Using the Cadbury chocolate I was sent last year (with which I also made my Seriously Rich Chocolate Brownies and Chocolate Bubble Slice with Peanut Butter Icing), I made Cadbury’s chocolate mousse using cream cheese.
I’m not one for chocolate mousse, as a rule. Quite apart from the whole “dairy makes my body cry” thing, I don’t like chocolate desserts, preferring my chocolate in straight-up bar form. However, the spoonfuls I swiped of this mousse were quite delicious, with the nostalgic flavour of Cadbury Dairy Milk chocolate blending with the subtle tang of cheesecake-like cream cheese.
Many spoonfuls were swiped, in fact.
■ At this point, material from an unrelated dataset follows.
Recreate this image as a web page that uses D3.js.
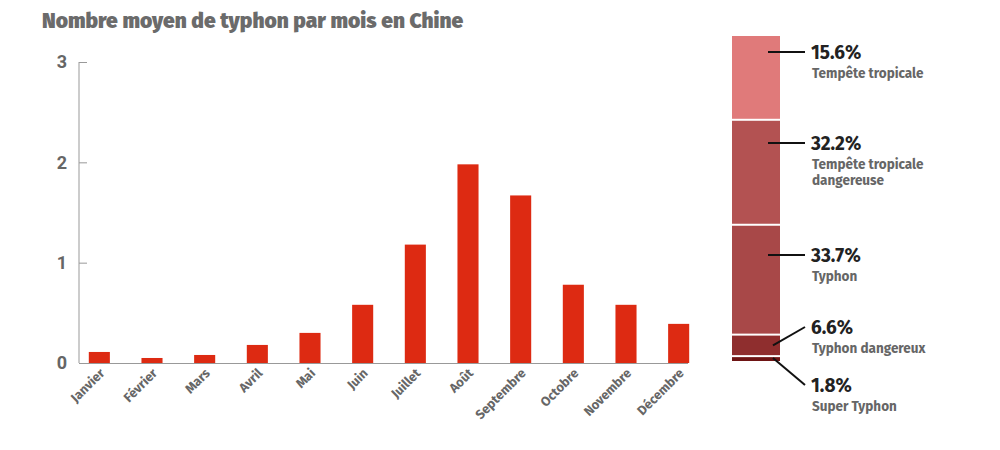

Quite a few many yes indeed.
Chocolate Cheesecake Mousse Cups
Makes 4, slightly adapted from Cadbury Kitchen
- 125g cream cheese, softened
- 1/2 cup caster sugar
- 1 cup thick whipping cream
- 1 tsp vanilla extract
- 2 eggs, separated
- 1 tsp gelatine, dissolved in 1/4 cup boiling water
- 100g dark chocolate, melted (I used Cadbury Baking Chocolate)
- 100g milk chocolate, melted (I used Cadbury Baking Chocolate)
- In the large bowl of an electric mixer, beat the cream cheese, sugar, cream, and vanilla extract until smooth.
- Add the egg yolks, gelatine mixture and melted chocolate, mixing until just combined.
- In a separate bowl, whip the egg whites to soft peaks then fold into the mousse mixture, ensuring no big pockets of egg white remain. No one likes that.
- Spoon into four coffee cups and chill in the fridge for four hours, or overnight.
Question Time: If you could be any kind of bird, what would you be?